'''
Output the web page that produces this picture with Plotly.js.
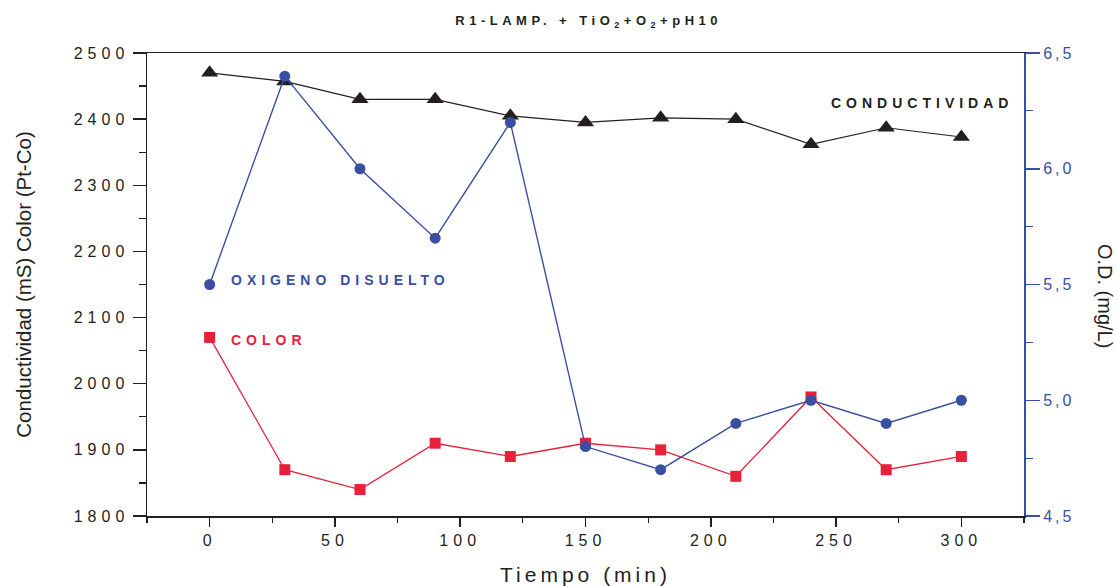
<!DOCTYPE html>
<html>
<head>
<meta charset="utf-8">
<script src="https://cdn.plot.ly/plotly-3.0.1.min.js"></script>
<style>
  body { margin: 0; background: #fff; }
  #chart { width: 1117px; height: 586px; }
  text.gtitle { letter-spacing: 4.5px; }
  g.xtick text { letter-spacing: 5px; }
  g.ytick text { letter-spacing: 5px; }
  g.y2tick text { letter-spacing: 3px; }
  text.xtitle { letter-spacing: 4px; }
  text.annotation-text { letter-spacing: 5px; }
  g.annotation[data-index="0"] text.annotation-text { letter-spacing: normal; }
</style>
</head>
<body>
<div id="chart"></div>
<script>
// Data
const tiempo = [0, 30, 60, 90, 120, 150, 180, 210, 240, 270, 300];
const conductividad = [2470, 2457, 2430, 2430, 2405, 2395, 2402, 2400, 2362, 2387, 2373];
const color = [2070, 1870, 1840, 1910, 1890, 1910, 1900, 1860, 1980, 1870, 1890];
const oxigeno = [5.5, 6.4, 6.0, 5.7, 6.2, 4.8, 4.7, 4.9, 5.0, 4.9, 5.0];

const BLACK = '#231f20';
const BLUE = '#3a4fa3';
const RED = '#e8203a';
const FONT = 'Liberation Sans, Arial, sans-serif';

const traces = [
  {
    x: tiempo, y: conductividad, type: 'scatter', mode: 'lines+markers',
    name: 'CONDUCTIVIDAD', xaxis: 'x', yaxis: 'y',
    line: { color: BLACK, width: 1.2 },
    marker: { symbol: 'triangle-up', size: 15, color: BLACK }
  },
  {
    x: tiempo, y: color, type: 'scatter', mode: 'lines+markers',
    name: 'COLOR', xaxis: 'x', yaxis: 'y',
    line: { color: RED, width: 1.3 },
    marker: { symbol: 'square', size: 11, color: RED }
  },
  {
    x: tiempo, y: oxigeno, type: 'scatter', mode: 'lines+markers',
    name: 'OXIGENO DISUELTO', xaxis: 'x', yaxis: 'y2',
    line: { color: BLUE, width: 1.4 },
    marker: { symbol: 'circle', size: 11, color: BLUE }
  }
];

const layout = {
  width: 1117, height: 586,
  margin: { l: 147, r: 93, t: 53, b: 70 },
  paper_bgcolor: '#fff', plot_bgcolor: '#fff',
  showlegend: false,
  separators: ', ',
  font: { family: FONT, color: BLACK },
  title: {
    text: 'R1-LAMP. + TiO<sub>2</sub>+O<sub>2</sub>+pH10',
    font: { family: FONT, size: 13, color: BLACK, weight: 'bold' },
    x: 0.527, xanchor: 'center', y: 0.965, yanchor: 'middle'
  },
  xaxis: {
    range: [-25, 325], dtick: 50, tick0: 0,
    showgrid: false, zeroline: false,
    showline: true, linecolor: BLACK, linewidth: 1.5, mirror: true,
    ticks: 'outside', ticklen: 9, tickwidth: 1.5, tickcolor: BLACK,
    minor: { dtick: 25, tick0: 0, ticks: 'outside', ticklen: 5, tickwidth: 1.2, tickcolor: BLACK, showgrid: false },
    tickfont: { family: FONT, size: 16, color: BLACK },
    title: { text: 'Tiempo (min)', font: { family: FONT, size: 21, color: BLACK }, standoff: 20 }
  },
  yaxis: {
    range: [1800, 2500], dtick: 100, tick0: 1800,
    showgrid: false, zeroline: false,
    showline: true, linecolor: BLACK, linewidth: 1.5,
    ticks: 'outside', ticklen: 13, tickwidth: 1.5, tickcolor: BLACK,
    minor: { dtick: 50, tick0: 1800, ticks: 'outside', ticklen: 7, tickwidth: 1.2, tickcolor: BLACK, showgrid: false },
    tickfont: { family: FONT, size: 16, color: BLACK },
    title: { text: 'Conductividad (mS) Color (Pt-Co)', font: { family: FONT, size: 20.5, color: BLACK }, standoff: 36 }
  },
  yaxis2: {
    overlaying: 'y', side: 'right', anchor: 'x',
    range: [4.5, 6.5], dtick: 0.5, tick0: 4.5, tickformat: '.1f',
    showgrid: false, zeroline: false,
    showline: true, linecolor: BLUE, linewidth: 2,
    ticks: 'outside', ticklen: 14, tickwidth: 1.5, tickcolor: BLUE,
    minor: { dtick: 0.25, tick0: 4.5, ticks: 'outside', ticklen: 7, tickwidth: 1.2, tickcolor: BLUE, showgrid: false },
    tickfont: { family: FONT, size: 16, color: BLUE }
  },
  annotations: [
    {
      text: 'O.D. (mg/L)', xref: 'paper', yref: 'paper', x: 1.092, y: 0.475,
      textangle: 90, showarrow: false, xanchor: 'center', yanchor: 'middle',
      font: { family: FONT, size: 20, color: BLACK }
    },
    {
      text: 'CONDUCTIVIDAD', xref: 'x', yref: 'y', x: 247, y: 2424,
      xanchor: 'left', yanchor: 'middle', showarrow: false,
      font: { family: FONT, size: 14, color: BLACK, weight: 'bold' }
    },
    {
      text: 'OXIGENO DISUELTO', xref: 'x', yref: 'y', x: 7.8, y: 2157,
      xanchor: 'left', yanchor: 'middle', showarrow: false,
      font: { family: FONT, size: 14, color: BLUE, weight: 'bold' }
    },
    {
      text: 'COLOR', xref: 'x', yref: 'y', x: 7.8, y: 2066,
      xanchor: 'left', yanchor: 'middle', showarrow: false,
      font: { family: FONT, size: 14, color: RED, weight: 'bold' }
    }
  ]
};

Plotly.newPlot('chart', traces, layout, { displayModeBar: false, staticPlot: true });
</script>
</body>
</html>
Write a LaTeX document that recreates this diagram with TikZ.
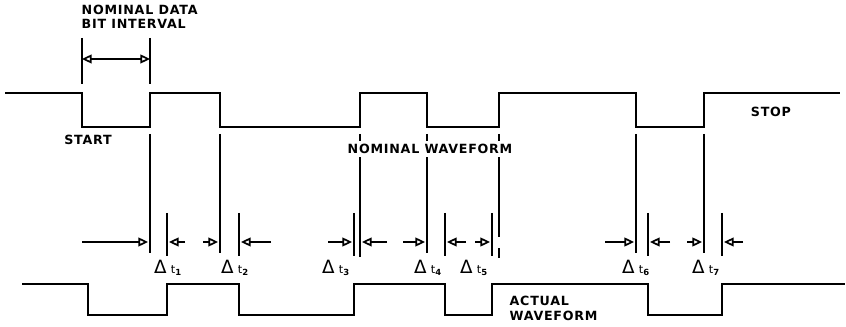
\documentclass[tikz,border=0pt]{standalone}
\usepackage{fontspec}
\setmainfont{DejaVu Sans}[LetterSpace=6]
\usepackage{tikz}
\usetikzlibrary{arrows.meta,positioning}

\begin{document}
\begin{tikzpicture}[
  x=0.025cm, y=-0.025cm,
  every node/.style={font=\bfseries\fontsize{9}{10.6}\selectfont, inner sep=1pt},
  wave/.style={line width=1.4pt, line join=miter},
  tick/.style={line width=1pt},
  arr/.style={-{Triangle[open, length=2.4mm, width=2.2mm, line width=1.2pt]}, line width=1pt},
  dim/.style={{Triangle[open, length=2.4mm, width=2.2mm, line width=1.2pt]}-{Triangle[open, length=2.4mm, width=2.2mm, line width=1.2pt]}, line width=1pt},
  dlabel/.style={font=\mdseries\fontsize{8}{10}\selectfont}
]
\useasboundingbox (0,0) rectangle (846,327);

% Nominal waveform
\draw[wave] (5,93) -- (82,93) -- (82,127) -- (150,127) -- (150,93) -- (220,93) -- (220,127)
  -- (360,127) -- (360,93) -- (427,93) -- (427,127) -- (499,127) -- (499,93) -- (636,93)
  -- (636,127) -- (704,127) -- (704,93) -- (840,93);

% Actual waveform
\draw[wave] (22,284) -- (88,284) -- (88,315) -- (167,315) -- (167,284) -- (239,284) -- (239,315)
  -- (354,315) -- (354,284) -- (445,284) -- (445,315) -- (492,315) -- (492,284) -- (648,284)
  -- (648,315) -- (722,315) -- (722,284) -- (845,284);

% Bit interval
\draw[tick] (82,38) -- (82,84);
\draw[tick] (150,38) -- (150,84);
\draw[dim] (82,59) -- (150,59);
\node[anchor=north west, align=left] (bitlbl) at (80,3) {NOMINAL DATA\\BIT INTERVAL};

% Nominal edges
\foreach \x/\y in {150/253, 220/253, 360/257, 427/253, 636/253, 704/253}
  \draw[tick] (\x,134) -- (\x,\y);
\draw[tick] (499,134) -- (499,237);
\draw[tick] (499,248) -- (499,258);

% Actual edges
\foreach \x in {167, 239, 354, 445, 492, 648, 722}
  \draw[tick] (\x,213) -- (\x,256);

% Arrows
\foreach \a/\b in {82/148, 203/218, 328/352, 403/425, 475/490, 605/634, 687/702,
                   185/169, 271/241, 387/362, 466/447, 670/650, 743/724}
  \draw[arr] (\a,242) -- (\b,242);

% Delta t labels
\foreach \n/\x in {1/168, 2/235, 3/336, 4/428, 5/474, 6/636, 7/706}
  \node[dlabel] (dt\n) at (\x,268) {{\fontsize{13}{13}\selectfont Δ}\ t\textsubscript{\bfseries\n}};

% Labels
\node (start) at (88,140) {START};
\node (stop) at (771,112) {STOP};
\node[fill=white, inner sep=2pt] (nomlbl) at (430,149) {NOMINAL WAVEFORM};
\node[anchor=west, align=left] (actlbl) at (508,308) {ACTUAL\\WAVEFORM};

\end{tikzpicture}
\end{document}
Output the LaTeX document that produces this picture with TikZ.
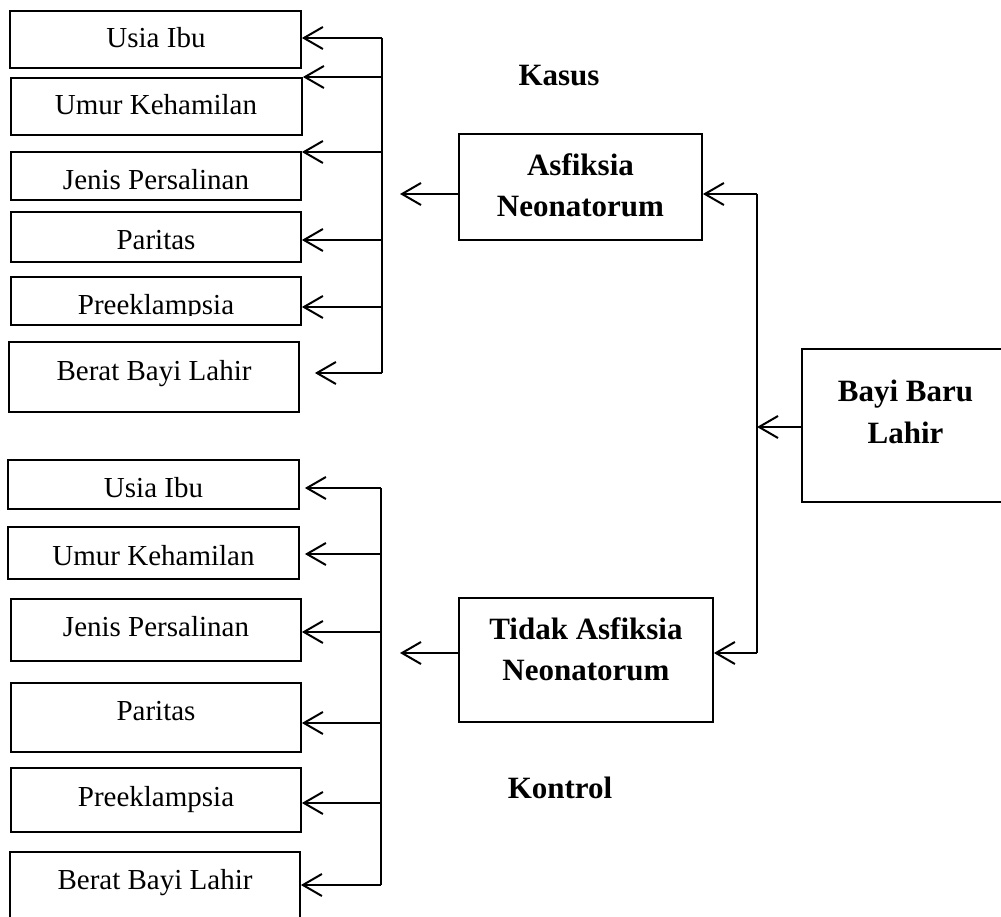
'''
### EXERCISE GOAL
Reproduce the material above from its first line through the line containing "5.0, 4.9, 5.0];", both ends included, and skip every picture.

### SOLUTION FOR THIS TASK
Output the web page that produces this picture with Plotly.js.
<!DOCTYPE html>
<html>
<head>
<meta charset="utf-8">
<script src="https://cdn.plot.ly/plotly-3.0.1.min.js"></script>
<style>
  body { margin: 0; background: #fff; }
  #chart { width: 1117px; height: 586px; }
  text.gtitle { letter-spacing: 4.5px; }
  g.xtick text { letter-spacing: 5px; }
  g.ytick text { letter-spacing: 5px; }
  g.y2tick text { letter-spacing: 3px; }
  text.xtitle { letter-spacing: 4px; }
  text.annotation-text { letter-spacing: 5px; }
  g.annotation[data-index="0"] text.annotation-text { letter-spacing: normal; }
</style>
</head>
<body>
<div id="chart"></div>
<script>
// Data
const tiempo = [0, 30, 60, 90, 120, 150, 180, 210, 240, 270, 300];
const conductividad = [2470, 2457, 2430, 2430, 2405, 2395, 2402, 2400, 2362, 2387, 2373];
const color = [2070, 1870, 1840, 1910, 1890, 1910, 1900, 1860, 1980, 1870, 1890];
const oxigeno = [5.5, 6.4, 6.0, 5.7, 6.2, 4.8, 4.7, 4.9, 5.0, 4.9, 5.0];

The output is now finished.